50 Years, Thousands of Stars

The Walk of Fame marks a milestone. You're invited.


A star, and what a star is, the shape of a star and the idea of a star forever belongs, first, to the cosmos.

But a close second in the whole brand-association game would be the Walk of Fame's relationship with the iconic form. You see a star and you think, oh, Hollywood Boulevard.

Powerful stuff that.

The Walk of Fame has now had 50 years to put stars in our heads. And the started-in-1960 stretch is getting its own birthday party, on Sunday, July 25, and the public is invited. There will be music, from none other than Louis Prima, Jr., there will be photo shows, there will be walking around and staring down. It is free, but there are some additional, for-a-cost things going on -- theater tours and whatnot -- so eye everything. (Also note that the Montalban Theater on Vine is a major center of the action.)

We're hard-pressed to think of another landmark, anywhere in the world, that is similar to the Walk of Fame. For one, it is free. Two, people are forever walking on it, scuffing it up. There are chewing gum issues. And three, it stretches over a good distance, but isn't enclosed, like a traditional building.

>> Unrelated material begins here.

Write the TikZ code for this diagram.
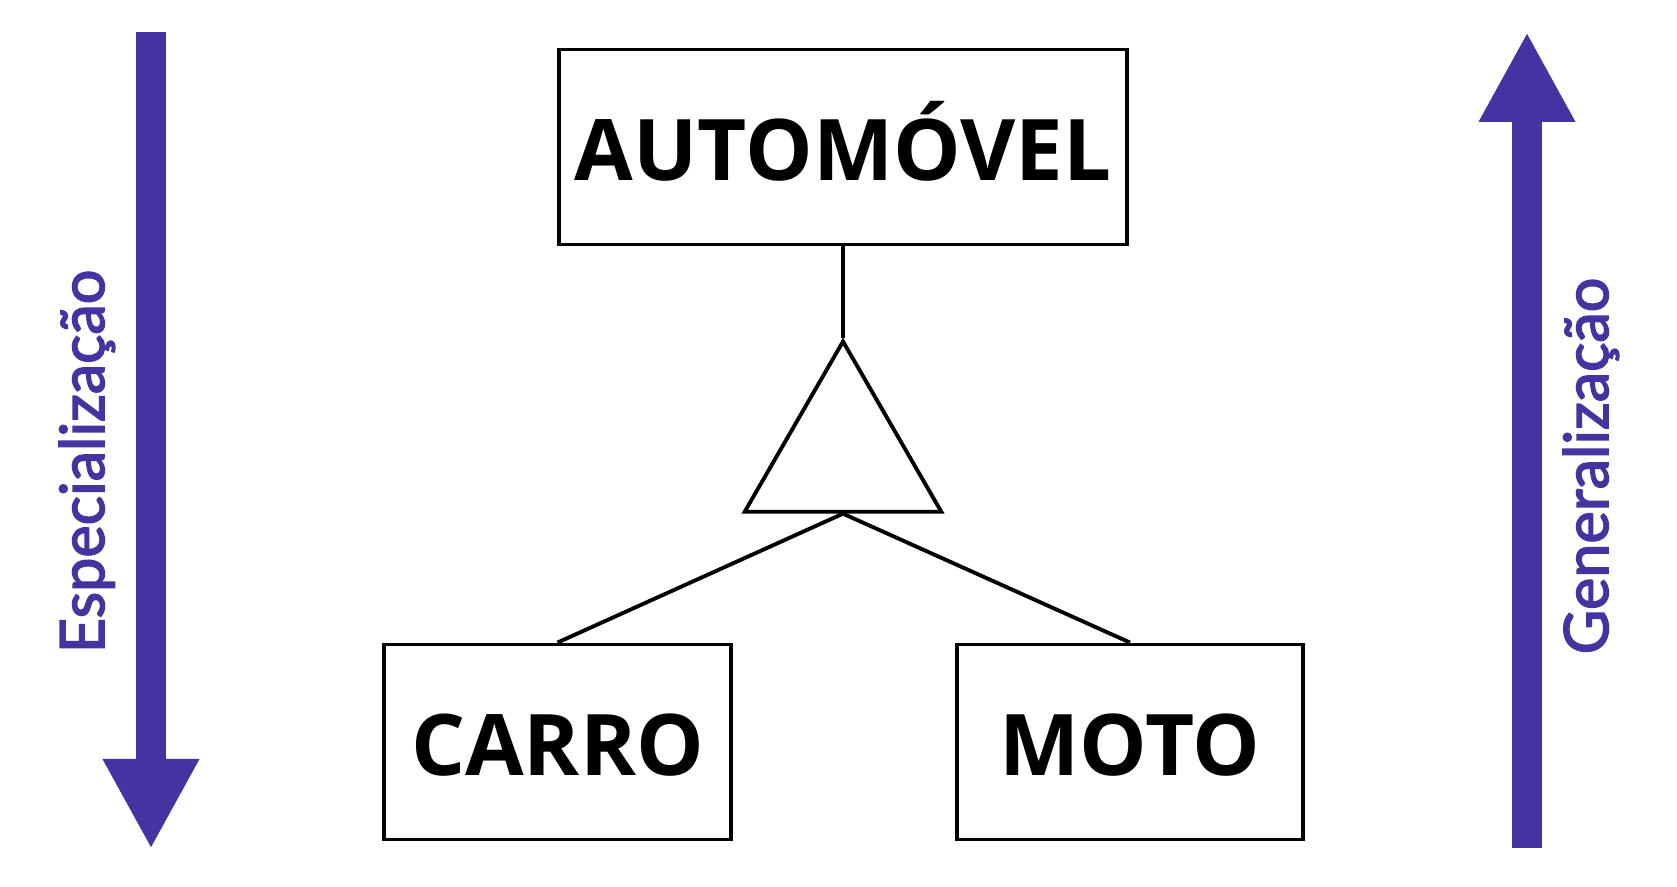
\documentclass[tikz,border=0pt]{standalone}
\usepackage{fontspec}
\usetikzlibrary{arrows.meta,shapes.geometric}
\newfontfamily\sidefont[FakeBold=2.5]{Lato}
\newfontfamily\boxfont{Open Sans}
\definecolor{ink}{HTML}{000000}
\definecolor{indigo}{HTML}{4433A0}

\begin{document}
\begin{tikzpicture}[x=1cm,y=1cm,
 entity/.style={draw=ink,line width=1.1pt,inner sep=0pt,text height=.68cm,text depth=0cm,
  minimum height=1.95cm,font=\boxfont\bfseries\fontsize{24.2}{28}\selectfont},
 isa/.style={regular polygon,regular polygon sides=3,draw=ink,line width=1.1pt,inner sep=0pt,minimum size=2.27cm},
 link/.style={draw=ink,line width=1.1pt},
 bigarrow/.style={draw=indigo,line width=.30cm,-{Triangle[length=.90cm,width=.90cm]}},
 sidelabel/.style={text=indigo,rotate=90,anchor=base,inner sep=0pt,font=\sidefont\fontsize{17.4}{20}\selectfont}]
\path[use as bounding box] (0,0) rectangle (16.77,8.87);
\node[entity,minimum width=5.68cm] (auto) at (8.43,7.40) {AUTOMÓVEL};
\node[isa] (tri) at (8.43,4.32) {};
\node[entity,minimum width=3.47cm] (carro) at (5.575,1.45) {CARRO};
\node[entity,minimum width=3.46cm] (moto) at (11.30,1.45) {MOTO};
\draw[link] (auto.south) -- (tri.north);
\draw[link] (tri.south) -- (carro.north);
\draw[link] (tri.south) -- (moto.north);
\coordinate (specTop) at (1.51,8.55);
\coordinate (specEnd) at (1.51,.38);
\draw[bigarrow] (specTop) -- (specEnd);
\node[sidelabel] (spec) at (1.04,4.255) {Especialização};
\coordinate (genBot) at (15.27,.39);
\coordinate (genEnd) at (15.27,8.55);
\draw[bigarrow] (genBot) -- (genEnd);
\node[sidelabel] (gen) at (16.08,4.21) {Generalização};
\end{tikzpicture}
\end{document}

Thank goodness that fans regularly return to take a toothbrush and cleanser to the stars of long-gone actors. That there are trivia buffs who can tell you that Joan Crawford's star is at 1750 Vine Street. That there are rather byzantine and fascinating rules about how the whole shebang works.

And that the cosmos still own the idea of the star, but have lent it to Tinseltown, on loan, indefinitely.